Obviously, when I came out I believed I had to be straight to be accepted by my family and by my God. And mainstream Christianity still vehemently preaches such due to their fears of “what if.” I still catch a lot of hot air from Christians and non-Christians alike that wonder how I can call myself a Christian when I don’t speak with the same voice as evangelical Christianity. Many people wonder what I believe if I don’t adhere to some proscriptive doctrine or creed. I understand that and I can’t speak to it because each day my worldview progresses with my understanding of the world. I think the bible was meant to live like that too, and to progress with our worldview as it changes and evolves with our understanding of humanity.
So if the bible itself is not perfect, and God speaks not in one voice but in many, and we’re all trying to live to attain perfection but never really will (Ecclesiastes 7:20 – Surely there is not a righteous man on earth who does good and never sins), what are we to do? I think we turn to the voice inside, love our neighbors, and hear the overarching messages that come universally at us over and over again. No matter what you’re raised to believe, what you end up believing is your own matter of discovery and revelation.
The problems come when the bible is used to harm: to psychologically damage, to kill, to enrage, to enslave, and to be divisive.
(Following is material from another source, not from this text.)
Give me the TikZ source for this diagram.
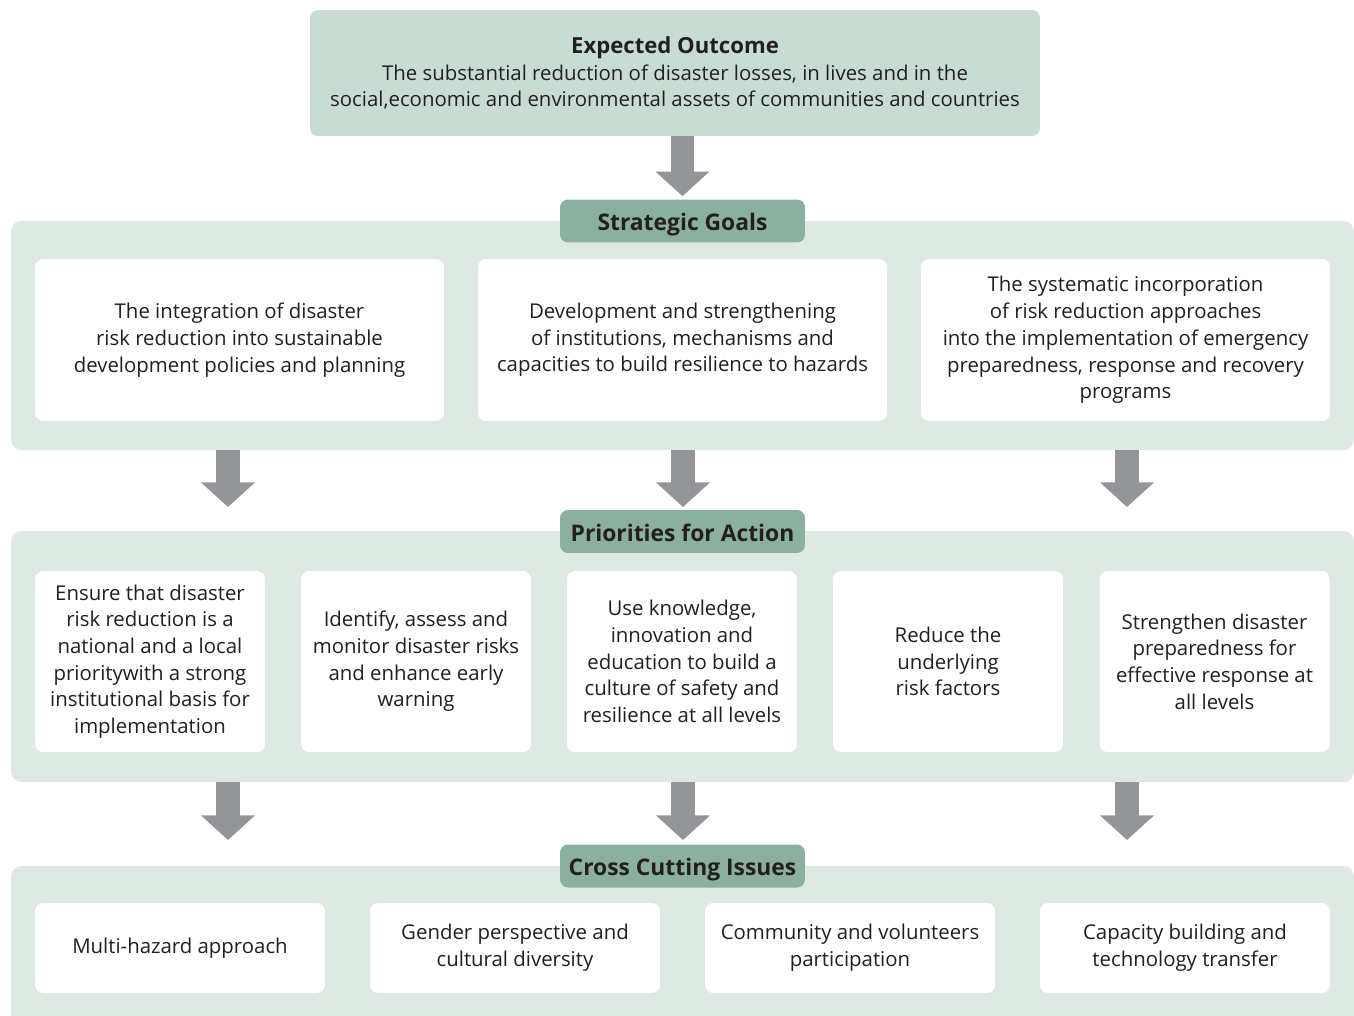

Because the book speaks in multiple voices, those voices can be used in whatever means one finds of convenience in the moment. Recovery from these harmful long-term events is hard, and seeking out God in the aftermath is not on the forefront of the mind. However, harm has an antonym just as well as most other nouns in the dictionary. Nothing is too hard for will of the human mind.
When I saw Hannah Hart to the point of tears talking about being between two worlds of feeling like Christianity was off limits because she was a lesbian, I wanted to cry. I know what that’s like. And I know the feeling of being led to believe the only way to God is through perfection and that being a lesbian is an imperfection in the eyes of God that will surely lead to utter damnation. The truth of the matter is that we are all created with a brain to read the messages and in between the lines. God doesn’t speak with one message but with many. And when we come down to it, loving each other leads to many more blessings and gifts than isolating each other due to their differences. Because so many people follow blindly and use the “word” to harm and create division because of the fears they have or the fears others have that are generationally passed down, we have so many people ending up hurt and tired of God and the word Christian gets branded with disdain. I don’t know if this can end. I don’t know how to end it. But we can try to end it with the word.
1 John 4:12 – No one has ever seen God: If we love one another, God abides in us and his love is perfected in us.